Plotting code records:

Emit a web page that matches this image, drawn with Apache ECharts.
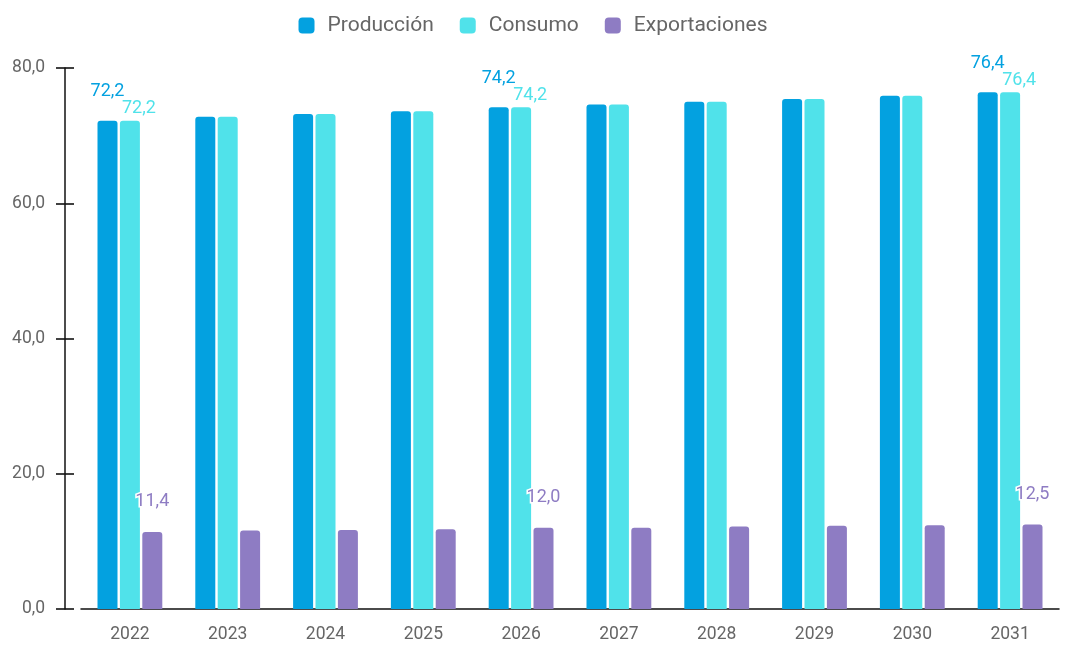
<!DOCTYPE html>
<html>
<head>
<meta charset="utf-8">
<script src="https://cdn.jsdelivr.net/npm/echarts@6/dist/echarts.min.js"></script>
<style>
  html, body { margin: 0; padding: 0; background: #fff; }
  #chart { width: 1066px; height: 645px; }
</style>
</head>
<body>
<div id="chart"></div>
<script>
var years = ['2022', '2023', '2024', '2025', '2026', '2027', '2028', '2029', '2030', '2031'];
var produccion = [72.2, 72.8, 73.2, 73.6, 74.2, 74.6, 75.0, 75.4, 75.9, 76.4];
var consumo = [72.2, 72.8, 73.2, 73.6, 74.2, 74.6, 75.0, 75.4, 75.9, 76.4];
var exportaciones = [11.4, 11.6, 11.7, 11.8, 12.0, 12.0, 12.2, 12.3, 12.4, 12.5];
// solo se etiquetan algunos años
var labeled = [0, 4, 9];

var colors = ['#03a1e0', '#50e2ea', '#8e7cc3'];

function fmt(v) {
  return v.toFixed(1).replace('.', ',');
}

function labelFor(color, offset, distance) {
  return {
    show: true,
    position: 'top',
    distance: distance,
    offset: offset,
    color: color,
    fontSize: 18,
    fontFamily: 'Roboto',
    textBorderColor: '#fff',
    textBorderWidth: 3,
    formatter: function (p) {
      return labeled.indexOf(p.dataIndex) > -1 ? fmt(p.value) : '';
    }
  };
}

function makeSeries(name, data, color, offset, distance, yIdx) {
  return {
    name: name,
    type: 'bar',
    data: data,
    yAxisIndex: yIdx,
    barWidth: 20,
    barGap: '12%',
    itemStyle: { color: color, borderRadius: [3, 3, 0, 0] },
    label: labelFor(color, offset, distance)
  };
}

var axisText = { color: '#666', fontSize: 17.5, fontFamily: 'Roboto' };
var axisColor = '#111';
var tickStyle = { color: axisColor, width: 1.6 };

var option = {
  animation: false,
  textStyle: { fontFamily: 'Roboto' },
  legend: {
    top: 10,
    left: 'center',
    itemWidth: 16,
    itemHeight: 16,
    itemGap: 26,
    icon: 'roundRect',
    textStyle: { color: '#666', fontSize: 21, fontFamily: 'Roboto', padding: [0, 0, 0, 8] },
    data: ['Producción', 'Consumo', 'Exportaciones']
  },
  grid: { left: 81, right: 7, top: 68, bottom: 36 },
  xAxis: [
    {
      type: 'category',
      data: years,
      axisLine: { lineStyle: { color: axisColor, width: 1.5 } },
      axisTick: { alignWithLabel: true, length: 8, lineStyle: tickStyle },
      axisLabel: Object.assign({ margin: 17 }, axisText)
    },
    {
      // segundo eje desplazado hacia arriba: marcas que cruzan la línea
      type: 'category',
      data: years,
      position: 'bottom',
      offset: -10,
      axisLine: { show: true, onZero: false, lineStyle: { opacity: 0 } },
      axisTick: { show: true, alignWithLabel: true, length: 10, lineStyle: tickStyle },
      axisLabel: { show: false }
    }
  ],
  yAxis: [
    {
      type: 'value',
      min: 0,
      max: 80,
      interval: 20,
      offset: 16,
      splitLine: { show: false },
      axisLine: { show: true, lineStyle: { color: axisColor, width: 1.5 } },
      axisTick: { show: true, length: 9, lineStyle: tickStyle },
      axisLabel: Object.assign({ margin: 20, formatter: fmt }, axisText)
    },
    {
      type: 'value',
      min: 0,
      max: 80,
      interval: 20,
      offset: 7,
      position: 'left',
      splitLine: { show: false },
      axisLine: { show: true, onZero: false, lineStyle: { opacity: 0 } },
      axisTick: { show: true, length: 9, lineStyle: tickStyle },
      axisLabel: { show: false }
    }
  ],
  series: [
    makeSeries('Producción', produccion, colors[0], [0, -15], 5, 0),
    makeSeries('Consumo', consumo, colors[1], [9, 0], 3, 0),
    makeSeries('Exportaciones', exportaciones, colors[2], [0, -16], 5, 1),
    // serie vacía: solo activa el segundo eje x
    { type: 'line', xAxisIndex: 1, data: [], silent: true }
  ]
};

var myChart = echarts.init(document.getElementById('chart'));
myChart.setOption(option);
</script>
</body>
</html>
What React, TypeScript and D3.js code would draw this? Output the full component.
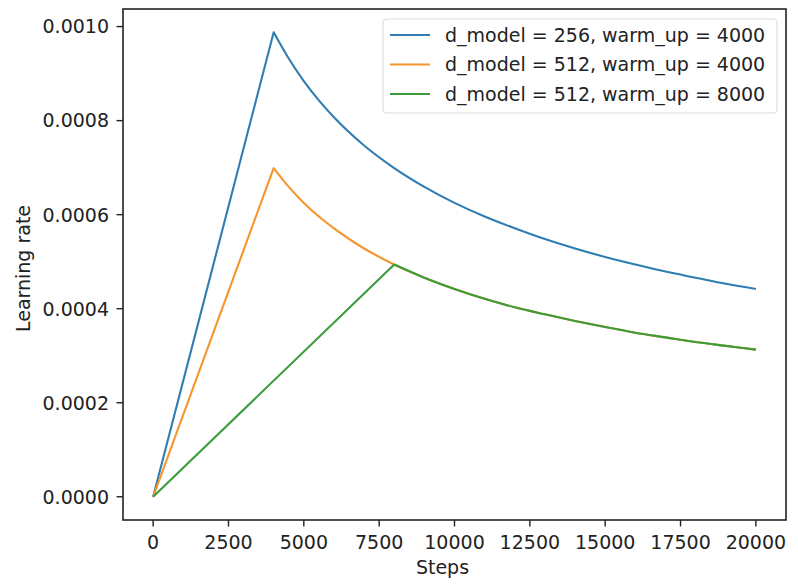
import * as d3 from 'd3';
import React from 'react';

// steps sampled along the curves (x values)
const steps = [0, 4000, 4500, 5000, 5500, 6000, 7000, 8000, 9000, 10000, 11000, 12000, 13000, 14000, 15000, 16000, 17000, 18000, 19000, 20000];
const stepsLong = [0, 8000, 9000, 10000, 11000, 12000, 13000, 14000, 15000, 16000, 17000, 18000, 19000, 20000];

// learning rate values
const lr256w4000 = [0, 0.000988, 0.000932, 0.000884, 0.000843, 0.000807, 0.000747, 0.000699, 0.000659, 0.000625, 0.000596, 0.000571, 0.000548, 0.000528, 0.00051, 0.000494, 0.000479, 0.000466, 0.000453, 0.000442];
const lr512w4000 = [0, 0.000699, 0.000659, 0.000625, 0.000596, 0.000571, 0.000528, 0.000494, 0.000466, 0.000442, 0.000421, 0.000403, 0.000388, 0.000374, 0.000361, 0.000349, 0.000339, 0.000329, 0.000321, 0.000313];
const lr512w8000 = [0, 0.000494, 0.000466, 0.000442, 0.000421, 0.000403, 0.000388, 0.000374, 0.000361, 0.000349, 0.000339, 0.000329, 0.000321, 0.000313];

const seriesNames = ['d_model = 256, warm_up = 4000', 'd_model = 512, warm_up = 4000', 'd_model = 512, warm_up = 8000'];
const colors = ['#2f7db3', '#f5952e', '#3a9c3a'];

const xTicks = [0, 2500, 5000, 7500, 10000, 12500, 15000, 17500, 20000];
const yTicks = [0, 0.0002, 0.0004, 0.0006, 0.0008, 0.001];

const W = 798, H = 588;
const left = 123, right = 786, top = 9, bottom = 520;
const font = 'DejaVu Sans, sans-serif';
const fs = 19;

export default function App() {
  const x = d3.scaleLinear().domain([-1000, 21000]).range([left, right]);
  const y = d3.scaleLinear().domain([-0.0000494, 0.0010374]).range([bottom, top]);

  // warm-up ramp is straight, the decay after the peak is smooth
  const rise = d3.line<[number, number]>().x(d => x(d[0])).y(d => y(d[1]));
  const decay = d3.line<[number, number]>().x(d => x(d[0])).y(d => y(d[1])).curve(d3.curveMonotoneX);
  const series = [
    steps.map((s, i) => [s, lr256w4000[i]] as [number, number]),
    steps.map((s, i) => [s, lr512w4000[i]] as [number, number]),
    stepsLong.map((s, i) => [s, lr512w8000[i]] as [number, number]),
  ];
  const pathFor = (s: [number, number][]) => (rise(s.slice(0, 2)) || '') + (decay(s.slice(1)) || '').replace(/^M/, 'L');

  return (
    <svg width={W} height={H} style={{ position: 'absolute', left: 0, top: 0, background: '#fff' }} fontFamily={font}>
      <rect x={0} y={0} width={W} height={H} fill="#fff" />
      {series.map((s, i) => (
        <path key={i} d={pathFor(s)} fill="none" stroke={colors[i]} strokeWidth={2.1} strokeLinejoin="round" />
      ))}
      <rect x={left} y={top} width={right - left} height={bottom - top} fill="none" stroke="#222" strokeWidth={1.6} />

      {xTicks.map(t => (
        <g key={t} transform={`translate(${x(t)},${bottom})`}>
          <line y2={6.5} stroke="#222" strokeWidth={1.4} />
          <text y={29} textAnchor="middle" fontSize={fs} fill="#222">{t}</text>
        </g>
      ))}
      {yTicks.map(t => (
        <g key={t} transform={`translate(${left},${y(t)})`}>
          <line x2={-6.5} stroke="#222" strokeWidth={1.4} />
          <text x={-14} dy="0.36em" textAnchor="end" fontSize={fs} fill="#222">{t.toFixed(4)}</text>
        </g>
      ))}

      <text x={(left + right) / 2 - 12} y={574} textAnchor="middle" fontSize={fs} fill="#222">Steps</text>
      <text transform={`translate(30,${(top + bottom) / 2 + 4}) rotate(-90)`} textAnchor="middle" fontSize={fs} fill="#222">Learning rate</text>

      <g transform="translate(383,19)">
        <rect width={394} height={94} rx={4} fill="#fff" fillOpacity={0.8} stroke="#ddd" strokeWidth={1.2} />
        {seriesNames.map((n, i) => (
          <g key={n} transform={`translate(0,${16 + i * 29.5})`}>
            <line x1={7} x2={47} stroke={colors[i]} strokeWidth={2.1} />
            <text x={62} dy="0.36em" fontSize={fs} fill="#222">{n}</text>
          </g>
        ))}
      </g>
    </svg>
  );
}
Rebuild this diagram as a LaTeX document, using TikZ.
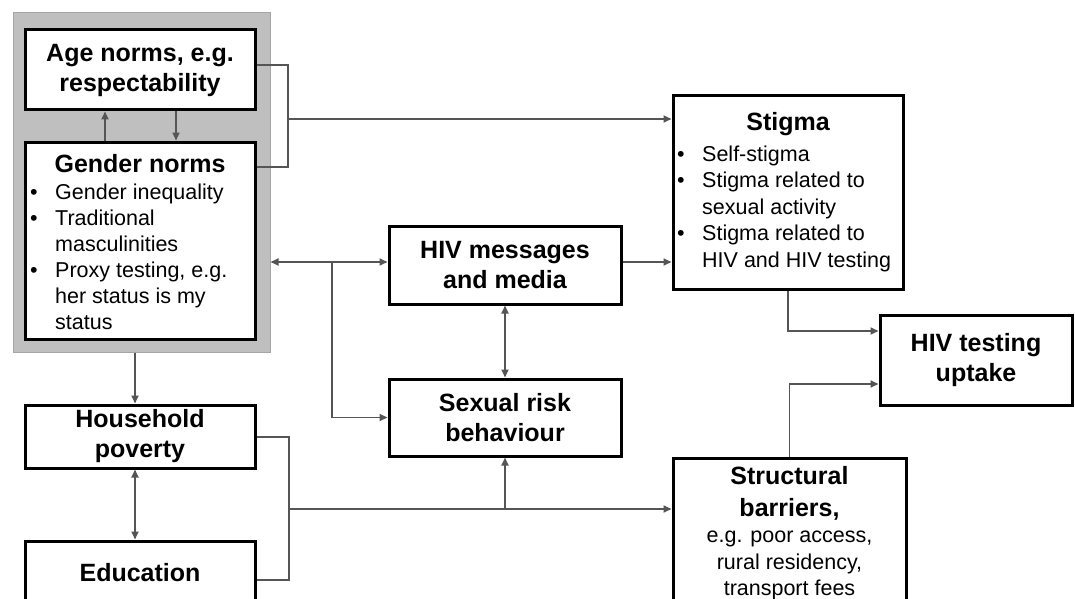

» **YOUR GOAL**:
Search the entries for the word "React", then list each line that holds it.

» **SOLVED PROBLEM**:
What React, TypeScript and D3.js code would draw this? Output the full component.
import React from 'react';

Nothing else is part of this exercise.